Washington, DC – Today, House Indo-Pacific Chairwoman Young Kim (CA-40) delivered opening remarks at her hearing titled, “Surrounding the Ocean: PRC Influence in the Indian Ocean.” 

Watch her remarks here, watch the hearing livestream here, and read her opening statement as prepared below.  

Welcome to the Indo-Pacific Subcommittee’s Second Hearing of the 118th Congress. Today’s hearing will examine the PRC’s Influence in the Indian Ocean.  

The Indian Ocean Region (IOR) is of critical importance for the U.S., its allies, and its partners. The IOR is a high traffic trade route through which roughly 70% of all of the world’s container ships pass through. These routes are vital to global energy supply routes and supply chains. Ports in IOR countries, such as in Malaysia and Singapore, are among the busiest ports in the world, and as the IOR countries seek to expand their trade, we should expect that these ports will accommodate even more ships in the future.  

The CCP’s growing influence in the IOR is concerning and poses a number of environmental, economic, and security challenges. In the interest of protecting key supply routes and keeping the Indian Ocean free and open, the U.S. maintains a military presence in the Indian Ocean out of the naval base at Diego Garcia Island and is currently the dominant naval force in the region, but the PRC seeks to displace U.S. presence in the IOR.   

The People’s Republic of China (PRC) understands the strategic importance of the Indian Ocean, and while its naval presence is comparatively small to that of the U.S. or other partners and allies in the region, the People’s Liberation Army Navy (PLAN) is stepping up its maritime presence there, and the PRC’s commercial shipping fleet far outnumbers ours. Not to mention the near constant presence of Chinese fishing vessels, which engage in illegal, unregulated, and unreported fishing. For example, Chinese fishing vessels have been overfishing key resources like yellow tuna, a vital resource for many economies in the region.  
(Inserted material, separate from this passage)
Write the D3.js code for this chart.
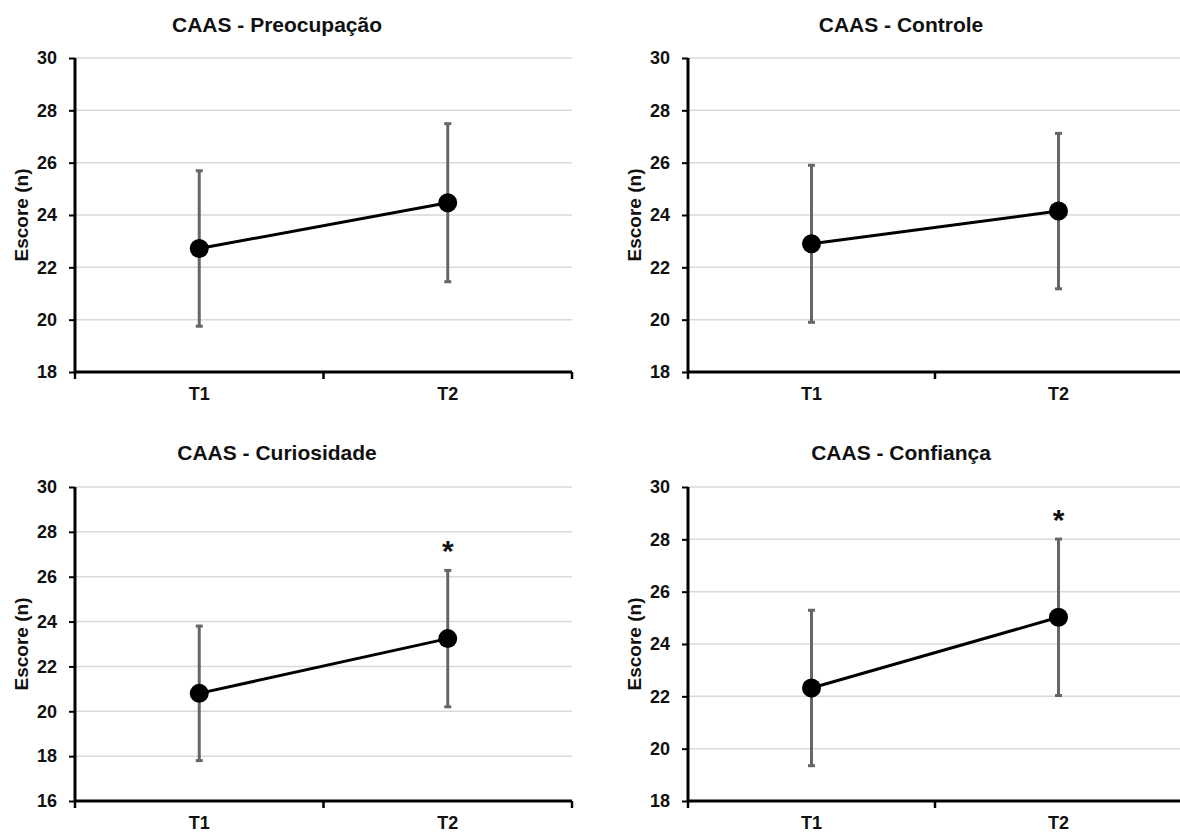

The PLA also constructed its first overseas military base in Djibouti, conveniently located at the Bab al-Mandab Strait, which roughly 10% of all crude oil and natural gas shipments flow through annually.  

To solidify this maritime presence, the PRC’s Belt and Road Initiative (BRI) is also very active in the IOR. CCP-owned companies are making major investments in ports around the Indian Ocean, including in Pakistan, Bangladesh, Burma, and Thailand, and I am concerned that in the near future these ports could be used for the regular deployment of a larger naval force in the IOR. The PRC also financed major infrastructure projects in Sri Lanka, including a port. The debt burden was too great for the Sri Lankan government to bear, and Sri Lankan economy collapsed, creating a new vacuum of instability in the IOR.  

The U.S. must rigorously pursue and maintain multilateral dialogues on trade, security, and the environment to ensure the Indian Ocean Region stays free and open. In 2017, The U.S., India, Australia, and Japan created the Quadrilateral Security Dialogue 2.0 (QUAD 2.0) to improve cooperation on shared concerns in the IOR and has served as a productive avenue for cooperation on maritime security, cybersecurity, energy security, infrastructure, counterterrorism, pandemic preparedness, and supply chain resilience, among other issues. I am committed to ensuring that these conversations remain productive, and that we continue generating concrete and positive outcomes in the quadrilateral relationship.  

The U.S. must also continue bilateral and multilateral military exercises with security partners in the region. These exercises are an avenue to improve interoperability and cooperation between militaries with a common interest in maritime security and keeping the Indian Ocean free from PRC dominance and control. 

I look forward to hearing from the witnesses and Members of the Subcommittee.